Ey Müslüman! Öğretmensen Selahaddin’i öğretmek senin görevin. Anneysen, Selahaddin’i yetiştirmek senin görevin. Öğrenciysen, Kudüs ve Mescid-i Aksa’yı gündemden düşürmemek senin görevin.

Bakınız Cenab-ı hak Ali-İmran suresi 104. Ayeti kerimede şöyle buyurmaktadır: “İçinizden hayra çağıran, iyiliği emredip kötülüğü meneden bir topluluk bulunsun. İşte onlar kurtuluşa erenlerdir.”

“Toptan Allah’ın ipine sımsıkı sarılınız, tefrikaya düşmeyiniz!” (Ali-İmran, 103)

“Ey iman edenler! Bir düşman birliği ile çatıştığınız vakit sebat ediniz ve Allah’ı çokça anınız ki zafer sizin olsun. Allah ve Resulüne itaat edin, birbirinize düşmeyin, sonra zayıflarsınız ve zaferi elden kaçırırsınız. Sabredin, kuşkusuz Allah sabredenlerle beraberdir.” (Enfal 45-46)

Kıymetli kardeşlerim

Bizlere düşen ümmet olmaktır. Bu bilinçle yaşamak ve ümmet bilincini her daim diri tutmaktır. Konuşmamızın başında Fetih ve işgal ayrımından bahsetmiştik.

Bakınız!

İslam’ın Medine Dönemi’nde adına gazve denilen bizzat Peygamberimizin komutanlığındaki askeri hareketlerde ve adına seriye denilen, Efendimizin (sas) bizzat bulunmadığı yaklaşık 80 civarındaki askeri hareketlerde her iki taraftan kaybedilen insan sayısı en abartılı rakamlara göre toplamda 1200’ ü geçmemektedir. Çünkü Müslümanlar öldürmek için değil hayat vermek için mücadele ederler.

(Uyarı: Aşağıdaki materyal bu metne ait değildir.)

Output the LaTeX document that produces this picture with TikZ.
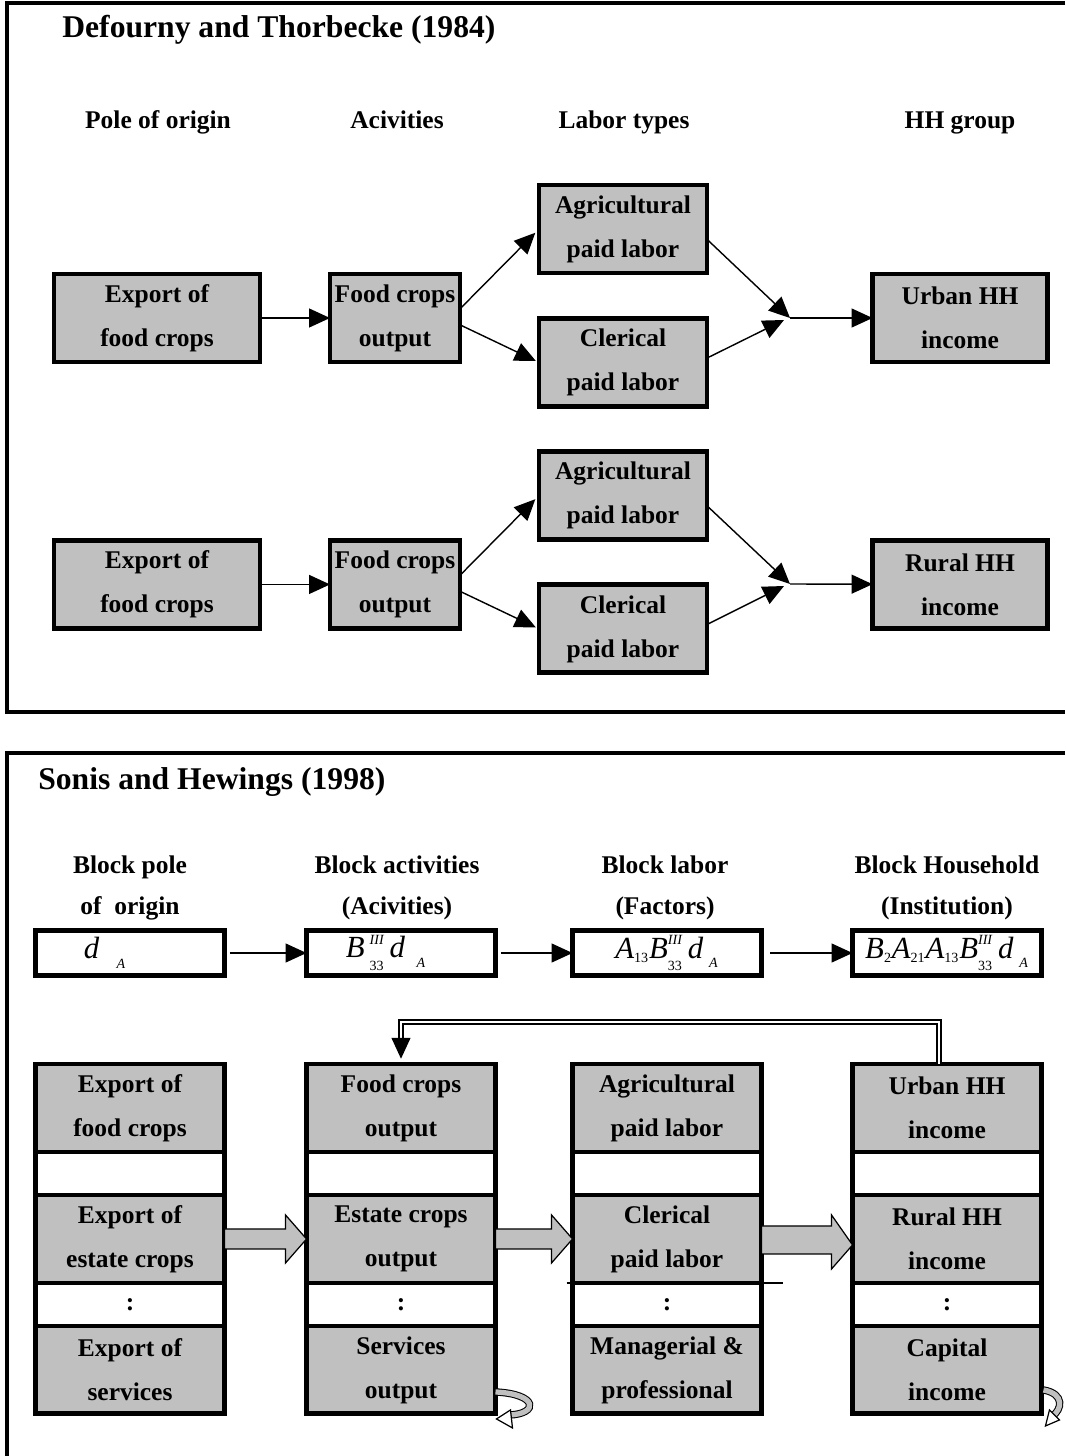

Irkçı emperyalizmin tertiplediği işgallerde ise birkaç dakikada binlerce insan ölmektedir. Hiroşima’da, Nagazaki’de olanlar unutulmuş değildir. Bosna’da ki soykırım unutulmuş değildir. Cezayir’deki soykırım unutulmuş değildir. Irak’ta öldürülen bir buçuk milyon insan unutulmuş değildir. Bugün yaklaşık dört ayda Aksa Tufanı ile birlikte başlayan mücadelede Siyonist İsrail çoğunluğu kadın ve çocuk olmak üzere 20.000 üzerinde insanı katletmiştir.

Mekke’nin Fethinin İnsanlığa verdiği mesajları aktaran SADOĞLU İçselleştirdiğimiz değerlerin yeryüzündeki tüm insanların hem birbirleriyle hem de evrenin var oluş gayesiyle barışık yaşamasının yegâne teminatı olduğuna bizim inancımız tamdır. Yardımlaşmayı ve paylaşmayı karakter edinmiş,  verdikleri sözde duran; her türlü sıkıntılı durumda bile direnip sabreden; kendinin ve yakınlarının aleyhine olsa bile adaleti gözeten bir neslin inşası için çalışmalıyız. 

Bu duygu ve düşüncelerle Programımıza katıldığınız için, bu gecede burada bulunarak bir tavrı en güzel şekilde ifade ettiğiniz için hepinize teşekkür ediyorum.

Gecemiz hayırlara vesile olsun diyerek sözlerini tamamladı.

Ardından AGD/MGV nin Aralık ayı içerisinde Liseler düzeyinde gerçekleştirdiği Siyer-i Nebi yarışmasında derce ye giren öğrenciler açıklanıp ödülleri verildi. Güneysu İlçe Müftüsü Hasan Faruk Satıcı nın yaptığı dua ile program son buldu.